What do all these scenarios share? What do all these phrases – “a rut”, “just fell out of love”, “I don’t know how it happened”, “drifted” – have in common?

They are all descriptions of passivity. These unfortunate occurrences just happened to me while I was minding my own business. I bear no responsibility for the situation.

If that is true, we can certainly understand why the three women cited above have given up. They feel that since they did absolutely nothing to cause the situation, since it was something that was imposed on them when they were looking the other way, there is obviously nothing they can do to change or improve things.

This is not the Jewish perspective. We are responsible for the direction and emotional state of our lives. While the idea of greater responsibility may make us shudder, it also implies greater opportunities, greater possibilities, and greater hope.

If a couple has drifted apart, it’s usually because they weren’t paying attention. The word ‘drifted’ couldn’t be more apropos. They weren’t making an effort; they weren’t focused on each other. Of course they didn’t ‘just’ grown apart. It was the result of years of indifference or preoccupation or focus on career-building or the children, to name a few possibilities. Fortunately, in most cases, and even after many years, this can be remedied with sincere effort, interest, hard work – and acceptance of responsibility. It still won’t be easy. It may require professional assistance. But, if both spouses share the goal of reviving the marriage, it can be done.
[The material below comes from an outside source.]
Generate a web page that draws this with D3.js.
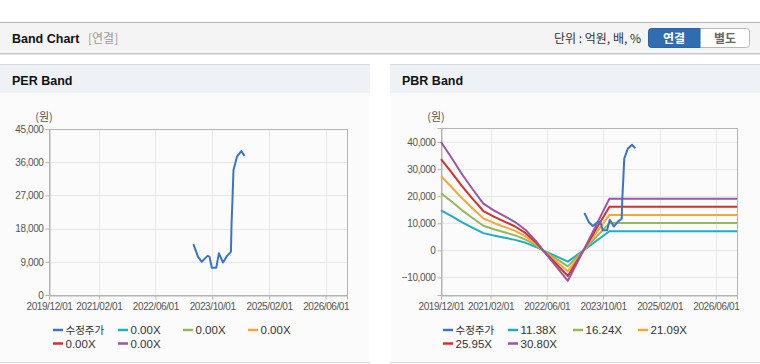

Likewise with the couple that ‘fell out of love’. Even the word ‘fell’ implies an accident. It may not have been intentional but it was the logical and inevitable consequence of inattention to the marriage and each other. Marriages don’t stay exciting without effort. Life gets busy and complicated and we can’t be bothered or we just don’t have the energy to work at it. But that’s a real shame because it doesn’t take that much – a shared activity, a special dinner out, a day trip to somewhere new, a walk around an unexplored local neighborhood – to put the zip back in. We just have to make the time.
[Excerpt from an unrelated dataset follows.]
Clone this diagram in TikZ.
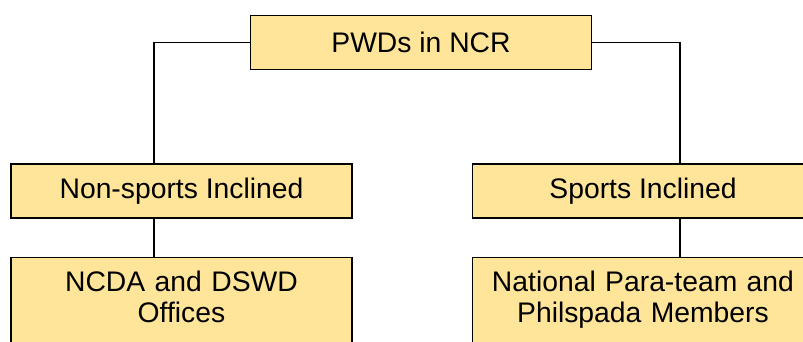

And the same principles apply to friend #1. If every day is the same, only she has the power to shake things up. She needs some meaningful goals to strive for. She needs a plan. She needs to make sure that every day is filled with learning and growing. It’s easy to check out, to allow the days to slip by, to fade from one into the next. But that leads to depression. We feel invigorated when we are accomplishing, when we are giving, when we are developing our spiritual sides.

The three women here chose the easy way out – with tragic results for some of them. The Jewish path requires harder work and difficult choices. But it is the only way to take charge of our lives. The results may not be in our hands but our choices certainly are. We need to reclaim control over our choices and our lives and not just be passive bystanders.